While he was on the topic, Cotton used the opportunity to remind readers that "All who drive white vans are not perverts or cartel members." And that, despite persistent rumors, "Walmart has been proven to be a really bad location for human traffickers to ply their trade. It is a common place for people to get snacks, and other stuff that you didn't plan on buying until you walked in" — like magnetic LED lights. But in general, you do NOT start "inadvertently filling your van with humans to sell."
By virtue of such observations, Cotton has become something like the Mark Twain of Facebook, gently ribbing his fellow Americans while dispensing sage advice and biting truths.

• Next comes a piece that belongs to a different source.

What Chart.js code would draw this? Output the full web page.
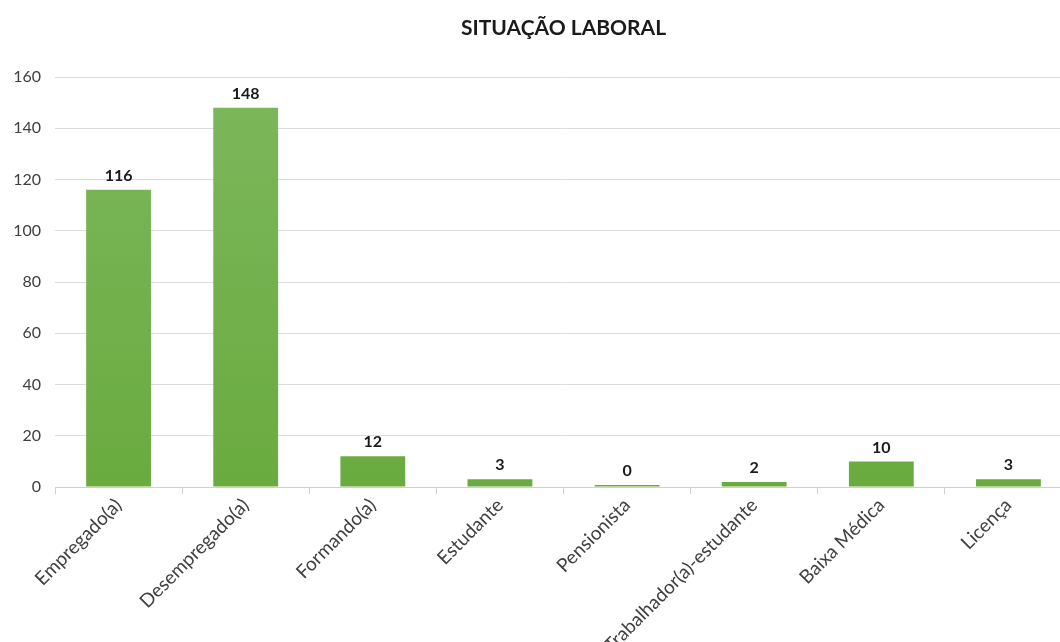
<!DOCTYPE html>
<html>
<head>
<meta charset="utf-8">
<script src="https://cdn.jsdelivr.net/npm/chart.js@4"></script>
<style>
    html, body { margin: 0; padding: 0; background: #fff; overflow: hidden; }
    #wrap { width: 1072px; height: 642px; position: relative; }
</style>
</head>
<body>
<div id="wrap"><canvas id="barChart"></canvas></div>
<script>
// chart data
const chartTitle = 'SITUAÇÃO LABORAL';
const categories = ['Empregado(a)', 'Desempregado(a)', 'Formando(a)', 'Estudante',
    'Pensionista', 'Trabalhador(a)-estudante', 'Baixa Médica', 'Licença'];
const counts = [116, 148, 12, 3, 0, 2, 10, 3];
const yTicks = [0, 20, 40, 60, 80, 100, 120, 140, 160];

const fontName = 'Lato, "Liberation Sans", sans-serif';

// bar fill, lighter at the top like the excel one
function barFill(context) {
    const area = context.chart.chartArea;
    if (!area) return '#70ad47';
    const g = context.chart.ctx.createLinearGradient(0, area.top, 0, area.bottom);
    g.addColorStop(0, '#7db75c');
    g.addColorStop(1, '#6aab3f');
    return g;
}

// title centred over the plot area
const titlePlugin = {
    id: 'plotTitle',
    afterDraw(chart) {
        const ctx = chart.ctx;
        const area = chart.chartArea;
        ctx.save();
        ctx.font = 'bold 21px ' + fontName;
        ctx.fillStyle = '#1a1a1a';
        ctx.textAlign = 'center';
        ctx.textBaseline = 'middle';
        ctx.fillText(chartTitle, (area.left + area.right) / 2, 28);
        ctx.restore();
    }
};

// value labels above bars
const valuePlugin = {
    id: 'valueLabels',
    afterDatasetsDraw(chart) {
        const ctx = chart.ctx;
        const meta = chart.getDatasetMeta(0);
        ctx.save();
        ctx.font = 'bold 16px ' + fontName;
        ctx.fillStyle = '#1a1a1a';
        ctx.textAlign = 'center';
        ctx.textBaseline = 'bottom';
        meta.data.forEach((bar, i) => {
            ctx.fillText(counts[i], bar.x, bar.y - 6);
        });
        ctx.restore();
    }
};

new Chart(document.getElementById('barChart'), {
    type: 'bar',
    data: {
        labels: categories,
        datasets: [{
            data: counts,
            backgroundColor: barFill,
            borderWidth: 0,
            categoryPercentage: 1,
            barPercentage: 0.51,
            minBarLength: 2
        }]
    },
    options: {
        responsive: true,
        maintainAspectRatio: false,
        animation: false,
        layout: { padding: { top: 77, right: 0, left: 0, bottom: 0 } },
        plugins: {
            legend: { display: false },
            tooltip: { enabled: false }
        },
        scales: {
            x: {
                grid: {
                    offset: true,
                    drawOnChartArea: false,
                    color: '#d0d0d0',
                    tickLength: 7
                },
                border: { color: '#d0d0d0' },
                ticks: {
                    color: '#404040',
                    font: { family: fontName, size: 19 },
                    minRotation: 45,
                    maxRotation: 45,
                    autoSkip: false,
                    padding: 0,
                    labelOffset: 0
                },
                afterFit(scale) { scale.height = 155; }
            },
            y: {
                min: 0,
                max: 160,
                afterBuildTicks(scale) {
                    scale.ticks = yTicks.map(v => ({ value: v }));
                },
                grid: { color: '#dcdcdc', drawTicks: false },
                border: { display: false },
                ticks: {
                    color: '#404040',
                    font: { family: fontName, size: 16 },
                    padding: 14
                },
                afterFit(scale) { scale.width = 55; }
            }
        }
    },
    plugins: [titlePlugin, valuePlugin]
});
</script>
</body>
</html>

His posts are such a satisfying combo of soothing and snarky, Mike Rowe has been known to read them aloud, and several seasons' worth of Cotton's musings have been gathered into the books "The Detective in the Dooryard: Reflections of a Maine Cop," and "Got Warrants?" These have garnered reader reviews like: "Think a cop mixed with Erma Bombeck with the kindness of Mr. Rogers."

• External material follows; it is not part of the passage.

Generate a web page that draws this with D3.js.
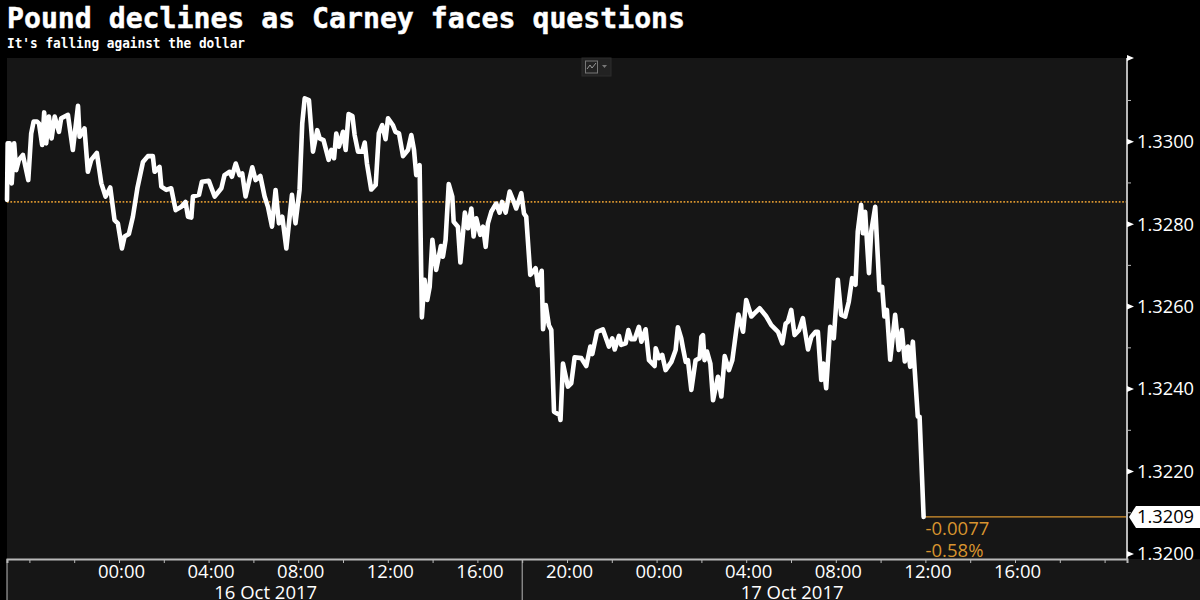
<!DOCTYPE html>
<html>
<head>
<meta charset="utf-8">
<script src="https://cdn.jsdelivr.net/npm/d3@7/dist/d3.min.js"></script>
<style>
html,body{margin:0;padding:0;background:#000;overflow:hidden}
svg{display:block}
</style>
</head>
<body>
<svg id="c" width="1200" height="600"></svg>
<script>
const title = "Pound declines as Carney faces questions";
const subtitle = "It's falling against the dollar";
const hours = [-5.00,-4.97,-4.88,-4.79,-4.68,-4.59,-4.47,-4.29,-4.05,-3.92,-3.81,-3.66,-3.57,-3.43,-3.34,-3.25,-3.13,-3.01,-2.87,-2.68,-2.58,-2.28,-2.06,-1.83,-1.76,-1.54,-1.39,-1.24,-0.99,-0.79,-0.60,-0.39,-0.20,-0.05,0.13,0.25,0.44,0.62,0.82,1.07,1.29,1.51,1.59,1.81,1.89,2.11,2.33,2.53,2.78,2.97,3.08,3.23,3.30,3.57,3.70,4.01,4.27,4.57,4.71,4.94,5.04,5.21,5.38,5.50,5.65,5.95,6.10,6.31,6.50,6.65,6.83,6.99,7.14,7.29,7.47,7.72,7.88,8.06,
8.18,8.29,8.48,8.66,8.85,8.96,9.13,9.36,9.48,9.60,9.70,9.82,10.00,10.12,10.25,10.42,10.52,10.67,10.86,10.97,11.07,11.26,11.46,11.60,11.75,11.90,12.01,12.23,12.34,12.50,12.68,12.90,13.05,13.17,13.27,13.42,13.52,13.64,13.76,13.87,13.99,14.16,14.37,14.46,14.58,14.72,14.88,14.94,15.13,15.24,15.44,15.58,15.73,15.83,15.95,16.13,16.25,16.37,16.47,16.62,16.84,16.99,17.10,17.26,17.44,17.59,17.73,17.96,18.08,18.18,18.36,18.60,18.70,18.87,18.93,
19.05,19.19,19.30,19.42,19.67,19.71,19.82,20.04,20.19,20.34,20.64,20.86,21.04,21.13,21.34,21.60,21.87,22.02,22.13,22.32,22.42,22.62,22.74,22.87,23.02,23.21,23.32,23.51,23.66,23.91,23.96,24.11,24.25,24.40,24.66,24.85,24.95,25.10,25.18,25.30,25.40,25.55,25.74,25.92,26.00,26.07,26.14,26.25,26.40,26.52,26.74,26.89,27.04,27.23,27.38,27.65,27.86,28.00,28.23,28.38,28.60,28.90,29.12,29.42,29.61,29.76,29.86,30.01,30.16,30.36,30.53,30.76,30.91,31.10,31.20,31.35,31.45,31.57,31.75,31.91,32.09,32.24,32.42,32.58,32.73,32.88,32.98,33.13,33.21,33.31,33.48,33.58,33.76,33.95,34.07,34.17,34.28,34.43,34.65,34.81,34.95,35.08,35.22,35.32,35.44,35.66,35.74,35.92];
const prices = [1.32859,1.32996,1.32996,1.32899,1.32996,1.32931,1.32956,1.32968,1.32907,1.33020,1.33049,1.33049,1.33044,1.32992,1.33071,1.32996,1.33061,1.33008,1.33061,1.33024,1.33057,1.33065,1.32980,1.33087,1.33012,1.33032,1.32927,1.32956,1.32973,1.32899,1.32867,1.32889,1.32810,1.32802,1.32741,1.32770,1.32776,1.32818,1.32887,1.32951,1.32965,1.32965,1.32927,1.32939,1.32891,1.32883,1.32887,1.32834,1.32842,1.32854,1.32818,1.32816,1.32867,1.32871,1.32903,1.32905,1.32867,1.32887,1.32919,1.32927,1.32915,1.32947,1.32919,1.32923,1.32867,1.32938,1.32907,1.32917,1.32867,1.32842,1.32794,1.32883,1.32802,1.32818,1.32741,1.32871,1.32802,1.32883,
1.33044,1.33105,1.33101,1.32976,1.33028,1.33008,1.33004,1.32956,1.32980,1.32960,1.33020,1.32988,1.33024,1.32980,1.33067,1.33062,1.33016,1.32976,1.32976,1.32998,1.32947,1.32884,1.32895,1.33020,1.33040,1.33006,1.33057,1.33040,1.33024,1.33020,1.32965,1.32980,1.33016,1.32980,1.32919,1.32943,1.32574,1.32665,1.32616,1.32648,1.32762,1.32689,1.32747,1.32721,1.32762,1.32897,1.32867,1.32806,1.32794,1.32707,1.32828,1.32790,1.32838,1.32770,1.32814,1.32774,1.32794,1.32745,1.32802,1.32830,1.32850,1.32828,1.32854,1.32828,1.32879,1.32859,1.32838,1.32875,1.32826,1.32818,1.32677,1.32693,1.32652,1.32687,1.32545,
1.32604,1.32555,1.32543,1.32345,1.32337,1.32325,1.32462,1.32406,1.32414,1.32477,1.32475,1.32456,1.32503,1.32485,1.32539,1.32545,1.32503,1.32523,1.32496,1.32529,1.32507,1.32511,1.32543,1.32521,1.32521,1.32551,1.32515,1.32545,1.32470,1.32456,1.32499,1.32475,1.32483,1.32446,1.32466,1.32495,1.32550,1.32523,1.32499,1.32466,1.32470,1.32398,1.32470,1.32475,1.32527,1.32531,1.32470,1.32491,1.32462,1.32373,1.32430,1.32382,1.32480,1.32446,1.32470,1.32581,1.32539,1.32616,1.32576,1.32584,1.32596,1.32576,1.32555,1.32539,1.32511,1.32559,1.32563,1.32592,1.32531,1.32543,1.32572,1.32496,1.32527,1.32539,1.32539,1.32422,1.32462,1.32402,1.32551,1.32523,1.32665,1.32580,1.32576,1.32612,1.32669,1.32653,1.32782,1.32847,1.32778,1.32830,1.32681,1.32782,1.32842,1.32640,1.32648,1.32576,1.32592,1.32471,1.32580,1.32495,1.32543,1.32467,1.32503,1.32454,1.32515,1.32333,1.32333,1.32090];
const previousClose = 1.32854;
const lastPrice = 1.3209;
const lastPriceLabel = "1.3209";
const changeLabels = ["-0.0077", "-0.58%"];
const xTickHours = [-4,-2,0,2,4,6,8,10,12,14,16,18,20,22,24,26,28,30,32,34,36,38,40,42,44];
const xLabelHours = [0,4,8,12,16,20,24,28,32,36,40];
const xLabels = ["00:00","04:00","08:00","12:00","16:00","20:00","00:00","04:00","08:00","12:00","16:00"];
const dateLabels = ["16 Oct 2017","17 Oct 2017"];
const dateHours = [6.55,30.05];
const dateSeparators = [-5,18];
const yMinorTicks = [1.321,1.323,1.325,1.327,1.329,1.331];
const yMajorTicks = [1.32,1.322,1.324,1.326,1.328,1.33];

const L=7,R=1127,T=58,B=559;
const labelFont = '"Open Sans", sans-serif';
const grey = "#b9b9b9", orange = "#d8942f";
const x = d3.scaleLinear().domain([-5,45]).range([L,R]);
const y = d3.scaleLinear().domain([1.32,1.33]).range([554,141.7]);
const svg = d3.select("#c");

svg.append("rect").attr("width",1200).attr("height",600).attr("fill","#000");
svg.append("rect").attr("x",L).attr("y",T).attr("width",R-L).attr("height",B-T).attr("fill","#161616");
svg.append("rect").attr("x",L).attr("y",B).attr("width",1200-L).attr("height",600-B).attr("fill","#161616");

svg.append("text").attr("x",7).attr("y",28)
  .attr("font-family",'"DejaVu Sans Mono", monospace').attr("font-weight","bold").attr("font-size",29)
  .attr("textLength",678).attr("lengthAdjust","spacingAndGlyphs")
  .attr("fill","#fff").attr("stroke","#fff").attr("stroke-width",0.5).text(title);
svg.append("text").attr("x",7).attr("y",48)
  .attr("font-family",'"DejaVu Sans Mono", monospace').attr("font-weight","bold").attr("font-size",14.5)
  .attr("textLength",238).attr("lengthAdjust","spacingAndGlyphs")
  .attr("fill","#fff").text(subtitle);

// chart-type button
const btn = svg.append("g").attr("transform","translate(582,58)");
btn.append("rect").attr("width",29).attr("height",18).attr("fill","#222").attr("stroke","#2c2c2c");
btn.append("rect").attr("x",3.5).attr("y",3).attr("width",12).attr("height",12).attr("fill","none").attr("stroke","#777");
btn.append("path").attr("d","M5 11L8 7L10 10L14 5").attr("fill","none").attr("stroke","#999");
btn.append("path").attr("d","M20 7h5l-2.5 3z").attr("fill","#777");

// reference lines
svg.append("line").attr("x1",L).attr("x2",R).attr("y1",y(previousClose)).attr("y2",y(previousClose))
  .attr("stroke",orange).attr("stroke-width",1.6).attr("stroke-dasharray","1.7 1.7");
svg.append("line").attr("x1",x(hours[hours.length-1])).attr("x2",R).attr("y1",y(lastPrice)).attr("y2",y(lastPrice))
  .attr("stroke",orange).attr("stroke-width",1.2);

// price line
svg.append("path").datum(hours.map((h,i)=>[h,prices[i]]))
  .attr("fill","none").attr("stroke","#fff").attr("stroke-width",4.6)
  .attr("stroke-linejoin","round").attr("stroke-linecap","round")
  .attr("d",d3.line().x(d=>x(d[0])).y(d=>y(d[1])));

// change labels
changeLabels.forEach((t,i)=>svg.append("text")
  .attr("x",x(hours[hours.length-1])+2).attr("y",y(lastPrice)+18+i*22)
  .attr("font-family",labelFont).attr("font-size",18.5).attr("fill",orange).text(t));

// x axis
const xAxis = d3.axisBottom(x).tickValues(xTickHours).tickSize(4)
  .tickFormat(h=>{const i=xLabelHours.indexOf(h);return i<0?"":xLabels[i];});
const gx = svg.append("g").attr("transform",`translate(0,${B})`).call(xAxis);
gx.select(".domain").attr("stroke",grey).attr("stroke-width",2);
gx.selectAll(".tick line").attr("stroke",grey);
gx.selectAll(".tick text").attr("fill","#fff").attr("font-family",labelFont).attr("font-size",18.5)
  .attr("dx",2).attr("y",6).attr("dy","0.71em");
dateSeparators.forEach(h=>svg.append("line").attr("x1",x(h)).attr("x2",x(h)).attr("y1",B).attr("y2",600)
  .attr("stroke",grey).attr("stroke-width",1));
dateLabels.forEach((t,i)=>svg.append("text").attr("x",x(dateHours[i])).attr("y",598.5).attr("text-anchor","middle")
  .attr("fill","#fff").attr("font-family",labelFont).attr("font-size",18.5).text(t));

// y axis
const gy = svg.append("g").attr("transform",`translate(${R},0)`)
  .call(d3.axisRight(y).tickValues(yMajorTicks).tickSize(0).tickPadding(10).tickFormat(d3.format(".4f")));
gy.select(".domain").remove();
gy.selectAll(".tick text").attr("fill","#fff").attr("font-family",labelFont).attr("font-size",18.3);
svg.append("line").attr("x1",R).attr("x2",R).attr("y1",T).attr("y2",B+1).attr("stroke",grey).attr("stroke-width",2);
yMinorTicks.forEach(v=>svg.append("line").attr("x1",R).attr("x2",R+4).attr("y1",y(v)).attr("y2",y(v)).attr("stroke",grey));
yMajorTicks.concat([1.33203]).forEach(v=>svg.append("path")
  .attr("d",`M${R},${y(v)-3}L${R+7},${y(v)}L${R},${y(v)+3}Z`).attr("fill","#fff"));

// last price tag
const ly = y(lastPrice);
svg.append("path").attr("d",`M1129,${ly}L1136,${ly-11}H1200V${ly+11}H1136Z`).attr("fill","#fff");
svg.append("text").attr("x",1137).attr("y",ly+6.5).attr("fill","#000")
  .attr("font-family",labelFont).attr("font-size",18.3).text(lastPriceLabel);
</script>
</body>
</html>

But being published — and starting his own blog, and garnering 300,000-plus Facebook followers — hasn't made Cotton complacent, so daily he tries to do the impossible: bring reality to bear on the internet. Thus, in the face of holiday abduction hysteria, he reminds readers that, inevitably:
" ... there will be humans who don't look exactly like you going to stores and investigating all the aisles trying to find things. They might even walk by you and your kids. They might brush against your shopping cart because you've stared far too long at the towel selection. Typically, they are not kidnappers. They are just way too far down the aisle to turn back and go around. It happens. Take a deep breath."
When some commenters felt he was shaming the people who had shared the original abduction item, he wrote that he only wanted to stop the spread of misinformation.
To that end, he begged any readers who DO happen to witness that "extremely rare" crime — the abduction of a child by a stranger, in public, from their parents — "Do not go outside to your automobile and write a post on Facebook about the crime that just occurred in aisle 7," but instead "call the cops before you notify your aunt's quilting club in Des Moines; you know they are gonna share it big time."
In the meantime, he signed off with words we'd all do well to heed: "Keep your hands to yourself, leave other people's things alone, and be kind to one another. We will be here."